Reacting to the attack, Army Master Sgt. George Vera, a 7th Special Forces Group Green Beret, ran to the scene and began to defend the base. With him was his best friend and fellow Green Beret Army First Sgt. Andrew McKenna..."_


https://www.socom.mil/pages/7th-Group-Green-Beret-competes-in-his-first-Warrior-Games.aspx


----------



## amlove21 (Aug 24, 2018)

So, I happen to be a guy that the Care Coalition helped out, after my injury. 

I can't say enough about the professionalism and tenacity that they display to help injured guys/gals.
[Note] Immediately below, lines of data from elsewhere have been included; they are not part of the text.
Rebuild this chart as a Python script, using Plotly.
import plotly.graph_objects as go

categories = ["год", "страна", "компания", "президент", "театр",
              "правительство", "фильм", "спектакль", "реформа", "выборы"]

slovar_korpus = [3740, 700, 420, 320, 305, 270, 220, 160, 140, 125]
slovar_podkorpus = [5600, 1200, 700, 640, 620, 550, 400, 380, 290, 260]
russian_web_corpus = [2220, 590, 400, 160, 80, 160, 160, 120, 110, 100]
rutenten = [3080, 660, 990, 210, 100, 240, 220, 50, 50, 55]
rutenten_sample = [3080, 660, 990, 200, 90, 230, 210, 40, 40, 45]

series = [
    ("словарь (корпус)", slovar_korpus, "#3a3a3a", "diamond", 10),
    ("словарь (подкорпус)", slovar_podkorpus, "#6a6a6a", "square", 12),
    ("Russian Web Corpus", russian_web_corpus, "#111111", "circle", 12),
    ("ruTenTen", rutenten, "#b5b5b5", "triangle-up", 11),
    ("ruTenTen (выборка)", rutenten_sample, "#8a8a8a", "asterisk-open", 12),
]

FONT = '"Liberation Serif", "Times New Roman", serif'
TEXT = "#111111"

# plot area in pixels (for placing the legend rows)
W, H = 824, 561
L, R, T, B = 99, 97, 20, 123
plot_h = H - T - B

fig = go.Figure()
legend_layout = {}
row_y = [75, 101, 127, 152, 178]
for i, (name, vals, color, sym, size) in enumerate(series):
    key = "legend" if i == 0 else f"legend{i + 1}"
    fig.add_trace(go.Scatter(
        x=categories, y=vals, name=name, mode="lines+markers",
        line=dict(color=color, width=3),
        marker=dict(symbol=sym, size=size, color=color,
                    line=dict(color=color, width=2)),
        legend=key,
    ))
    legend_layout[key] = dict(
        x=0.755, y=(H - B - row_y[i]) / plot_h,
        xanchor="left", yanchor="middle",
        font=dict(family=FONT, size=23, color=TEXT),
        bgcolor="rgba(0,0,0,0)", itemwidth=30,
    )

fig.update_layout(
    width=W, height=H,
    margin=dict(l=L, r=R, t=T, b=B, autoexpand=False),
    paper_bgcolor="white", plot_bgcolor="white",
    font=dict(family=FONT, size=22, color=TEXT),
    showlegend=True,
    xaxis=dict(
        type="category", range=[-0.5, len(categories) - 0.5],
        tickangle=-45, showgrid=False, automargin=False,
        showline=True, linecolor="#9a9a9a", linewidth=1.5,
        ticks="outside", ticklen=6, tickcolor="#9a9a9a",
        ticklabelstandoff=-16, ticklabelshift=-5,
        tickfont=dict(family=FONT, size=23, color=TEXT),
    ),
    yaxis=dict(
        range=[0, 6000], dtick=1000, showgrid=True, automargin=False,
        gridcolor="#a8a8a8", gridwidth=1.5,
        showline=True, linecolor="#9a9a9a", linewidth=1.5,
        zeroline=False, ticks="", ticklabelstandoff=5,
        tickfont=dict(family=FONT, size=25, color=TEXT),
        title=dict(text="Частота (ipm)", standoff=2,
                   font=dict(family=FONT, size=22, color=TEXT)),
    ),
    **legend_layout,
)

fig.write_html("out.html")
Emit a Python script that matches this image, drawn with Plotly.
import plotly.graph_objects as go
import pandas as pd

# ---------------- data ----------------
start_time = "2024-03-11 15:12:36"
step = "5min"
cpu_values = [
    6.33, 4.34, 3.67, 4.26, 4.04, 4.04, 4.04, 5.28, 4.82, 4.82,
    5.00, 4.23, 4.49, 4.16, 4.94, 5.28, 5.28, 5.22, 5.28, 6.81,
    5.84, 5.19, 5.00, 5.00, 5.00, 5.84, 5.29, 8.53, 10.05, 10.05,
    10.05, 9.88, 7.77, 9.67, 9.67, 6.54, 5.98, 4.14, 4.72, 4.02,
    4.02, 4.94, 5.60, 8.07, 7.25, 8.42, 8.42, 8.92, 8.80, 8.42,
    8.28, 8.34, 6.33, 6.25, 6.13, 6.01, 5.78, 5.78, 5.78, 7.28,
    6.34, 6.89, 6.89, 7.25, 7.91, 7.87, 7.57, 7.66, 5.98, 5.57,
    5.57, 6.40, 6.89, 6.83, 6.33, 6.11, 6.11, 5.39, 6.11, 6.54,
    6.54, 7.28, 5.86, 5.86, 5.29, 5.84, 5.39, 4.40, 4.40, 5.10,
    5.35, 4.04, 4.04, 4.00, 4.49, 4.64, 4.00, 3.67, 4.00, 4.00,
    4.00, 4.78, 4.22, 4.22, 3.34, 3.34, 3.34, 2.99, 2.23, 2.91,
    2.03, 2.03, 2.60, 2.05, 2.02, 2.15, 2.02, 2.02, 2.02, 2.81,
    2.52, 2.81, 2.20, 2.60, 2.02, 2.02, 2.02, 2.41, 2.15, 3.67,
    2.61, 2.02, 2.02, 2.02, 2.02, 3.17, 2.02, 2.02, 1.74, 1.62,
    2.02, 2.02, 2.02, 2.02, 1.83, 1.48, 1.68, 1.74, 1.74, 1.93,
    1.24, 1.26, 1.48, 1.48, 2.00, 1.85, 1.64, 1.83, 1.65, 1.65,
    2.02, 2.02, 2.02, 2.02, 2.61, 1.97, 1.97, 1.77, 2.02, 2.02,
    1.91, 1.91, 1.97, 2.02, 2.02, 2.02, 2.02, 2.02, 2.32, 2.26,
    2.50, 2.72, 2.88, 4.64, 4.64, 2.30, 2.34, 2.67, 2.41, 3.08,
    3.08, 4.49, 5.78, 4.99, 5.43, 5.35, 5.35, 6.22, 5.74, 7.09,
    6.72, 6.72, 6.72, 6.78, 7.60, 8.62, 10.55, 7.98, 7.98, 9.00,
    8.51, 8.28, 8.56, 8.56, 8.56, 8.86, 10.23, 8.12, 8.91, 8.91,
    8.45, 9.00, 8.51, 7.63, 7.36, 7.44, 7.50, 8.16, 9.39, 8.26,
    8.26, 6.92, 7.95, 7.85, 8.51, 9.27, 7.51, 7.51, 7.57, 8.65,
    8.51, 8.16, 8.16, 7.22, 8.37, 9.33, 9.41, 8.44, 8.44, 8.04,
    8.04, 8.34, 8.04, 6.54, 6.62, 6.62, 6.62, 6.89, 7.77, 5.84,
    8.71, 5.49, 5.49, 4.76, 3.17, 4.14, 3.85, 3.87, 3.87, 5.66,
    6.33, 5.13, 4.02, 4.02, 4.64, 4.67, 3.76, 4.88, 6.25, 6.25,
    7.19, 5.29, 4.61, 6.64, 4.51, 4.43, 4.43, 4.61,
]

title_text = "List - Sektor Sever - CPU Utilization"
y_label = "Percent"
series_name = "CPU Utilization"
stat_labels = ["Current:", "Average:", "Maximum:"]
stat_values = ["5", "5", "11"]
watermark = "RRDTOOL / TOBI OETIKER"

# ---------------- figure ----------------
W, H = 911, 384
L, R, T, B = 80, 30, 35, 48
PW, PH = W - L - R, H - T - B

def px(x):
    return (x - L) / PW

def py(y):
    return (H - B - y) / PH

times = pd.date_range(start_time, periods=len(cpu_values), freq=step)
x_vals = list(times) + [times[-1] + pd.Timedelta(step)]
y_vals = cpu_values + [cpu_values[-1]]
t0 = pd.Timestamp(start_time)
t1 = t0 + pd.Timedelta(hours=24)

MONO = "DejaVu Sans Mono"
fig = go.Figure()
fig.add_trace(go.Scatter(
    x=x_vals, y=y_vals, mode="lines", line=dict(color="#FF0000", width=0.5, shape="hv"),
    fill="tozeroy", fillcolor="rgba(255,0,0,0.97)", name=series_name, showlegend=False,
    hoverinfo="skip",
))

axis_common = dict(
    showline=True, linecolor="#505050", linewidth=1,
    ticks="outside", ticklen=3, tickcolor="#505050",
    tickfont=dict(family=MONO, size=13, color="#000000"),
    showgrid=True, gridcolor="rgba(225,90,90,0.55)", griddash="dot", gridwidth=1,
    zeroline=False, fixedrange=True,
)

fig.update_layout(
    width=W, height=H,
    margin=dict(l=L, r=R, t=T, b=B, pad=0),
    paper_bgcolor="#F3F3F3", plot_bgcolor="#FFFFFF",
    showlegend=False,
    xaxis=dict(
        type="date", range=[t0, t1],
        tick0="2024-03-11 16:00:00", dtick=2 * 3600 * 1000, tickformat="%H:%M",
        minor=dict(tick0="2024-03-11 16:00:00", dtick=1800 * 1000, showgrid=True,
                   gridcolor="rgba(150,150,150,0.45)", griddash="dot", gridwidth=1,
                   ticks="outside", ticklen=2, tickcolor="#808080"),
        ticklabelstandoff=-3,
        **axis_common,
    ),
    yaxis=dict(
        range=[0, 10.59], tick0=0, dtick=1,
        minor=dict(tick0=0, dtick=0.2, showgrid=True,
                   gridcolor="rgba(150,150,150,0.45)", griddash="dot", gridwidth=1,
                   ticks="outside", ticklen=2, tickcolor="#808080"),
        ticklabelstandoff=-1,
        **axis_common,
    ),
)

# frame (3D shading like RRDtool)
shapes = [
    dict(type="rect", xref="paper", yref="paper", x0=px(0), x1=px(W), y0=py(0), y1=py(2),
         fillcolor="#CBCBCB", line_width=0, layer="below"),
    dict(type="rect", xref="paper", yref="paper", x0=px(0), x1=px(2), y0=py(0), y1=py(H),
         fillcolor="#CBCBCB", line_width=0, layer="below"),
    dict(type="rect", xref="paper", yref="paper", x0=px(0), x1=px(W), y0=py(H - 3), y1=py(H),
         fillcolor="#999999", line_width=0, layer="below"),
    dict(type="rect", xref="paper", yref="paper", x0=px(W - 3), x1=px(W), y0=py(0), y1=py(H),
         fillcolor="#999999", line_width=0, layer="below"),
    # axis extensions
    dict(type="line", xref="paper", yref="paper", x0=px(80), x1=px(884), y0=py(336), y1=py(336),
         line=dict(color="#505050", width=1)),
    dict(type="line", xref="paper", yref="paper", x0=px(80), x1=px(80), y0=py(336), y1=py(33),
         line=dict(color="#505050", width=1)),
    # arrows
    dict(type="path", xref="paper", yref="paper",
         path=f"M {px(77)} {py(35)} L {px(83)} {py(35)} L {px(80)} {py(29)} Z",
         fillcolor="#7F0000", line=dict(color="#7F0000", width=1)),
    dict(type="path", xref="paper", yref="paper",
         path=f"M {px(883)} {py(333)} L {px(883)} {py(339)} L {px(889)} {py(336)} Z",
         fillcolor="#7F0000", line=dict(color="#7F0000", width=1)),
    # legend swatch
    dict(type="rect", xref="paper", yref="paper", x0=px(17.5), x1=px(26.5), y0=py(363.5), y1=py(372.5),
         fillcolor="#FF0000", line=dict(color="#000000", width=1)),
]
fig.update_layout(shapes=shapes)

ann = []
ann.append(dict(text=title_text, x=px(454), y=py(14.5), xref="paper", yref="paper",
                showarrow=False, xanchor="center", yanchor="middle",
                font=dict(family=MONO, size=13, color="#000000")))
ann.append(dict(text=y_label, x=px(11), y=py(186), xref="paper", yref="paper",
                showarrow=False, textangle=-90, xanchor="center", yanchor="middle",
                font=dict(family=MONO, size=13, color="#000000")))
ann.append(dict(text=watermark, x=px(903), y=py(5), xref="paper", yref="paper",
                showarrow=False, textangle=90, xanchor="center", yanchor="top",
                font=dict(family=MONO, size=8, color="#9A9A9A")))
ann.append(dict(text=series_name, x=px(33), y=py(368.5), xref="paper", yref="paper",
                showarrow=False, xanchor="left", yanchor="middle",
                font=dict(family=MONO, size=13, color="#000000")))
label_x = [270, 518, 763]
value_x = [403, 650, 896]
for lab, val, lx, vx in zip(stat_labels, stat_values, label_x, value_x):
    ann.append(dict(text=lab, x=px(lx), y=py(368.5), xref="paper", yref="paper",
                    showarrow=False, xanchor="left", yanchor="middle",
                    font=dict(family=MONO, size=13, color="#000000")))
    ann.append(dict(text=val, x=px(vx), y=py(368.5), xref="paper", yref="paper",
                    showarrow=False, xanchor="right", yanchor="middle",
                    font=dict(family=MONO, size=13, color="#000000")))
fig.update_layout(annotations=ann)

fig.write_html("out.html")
If you ware looking to donate your time or hard earned money, I would 100% guide you in that direction if able. 

Just an overall extremely classy organization and group. 

Great post, @Ocoka


----------



## DasBoot (Aug 24, 2018)

My dad was there in the early days. He would be extremely happy to know that they are continuing on with their good work. I’m especially happy to hear that someone I respect and know is a no bullshit guy (@amlove21) has had such a positive experience working with them.


----------



## amlove21 (Aug 24, 2018)

DasBoot said:


> My dad was there in the early days. He would be extremely happy to know that they are continuing on with their good work. I’m especially happy to hear that someone I respect and know is a no bullshit guy (@amlove21) has had such a positive experience working with them.


They were awesome. Even after I was 100% back on status, I got a call from them every month checking up, asking what they could do. Just all class.


----------



## DA SWO (Aug 24, 2018)

I am another guy that they helped out.


----------



## x SF med (Aug 25, 2018)

I was on the other end, I got called by a friend and USSOCOM CC got me out there to be the hands (and leg, some of you will understand this) for a brother... the MSG (NCOIC) at WRNMMC was on my first team, and one of the DOD civilians had been one of my instructors, 2 of the other cadre were patients also.  Best damn organization in the military.  They even flew us out to see @amlove21 for a 4 day weekend.


----------



## Dame (Aug 25, 2018)

x SF med said:


> I was on the other end, I got called by a friend and USSOCOM CC got me out there to be the hands (and leg, some of you will understand this) for a brother... the MSG (NCOIC) at WRNMMC was on my first team, and one of the DOD civilians had been one of my instructors, 2 of the other cadre were patients also.  Best damn organization in the military.  They even flew us out to see @amlove21 for a 4 day weekend.


Ahem!


----------



## x SF med (Aug 26, 2018)

Dame said:


> Ahem!



....  yeah, you danced with a one legged guy, didn't you
and some other guy named Flo...


----------



## Dame (Aug 26, 2018)

x SF med said:


> ....  yeah, you danced with a one legged guy, didn't you
> and some other guy named Flo...


And I will never forget it. It was an honor.


----------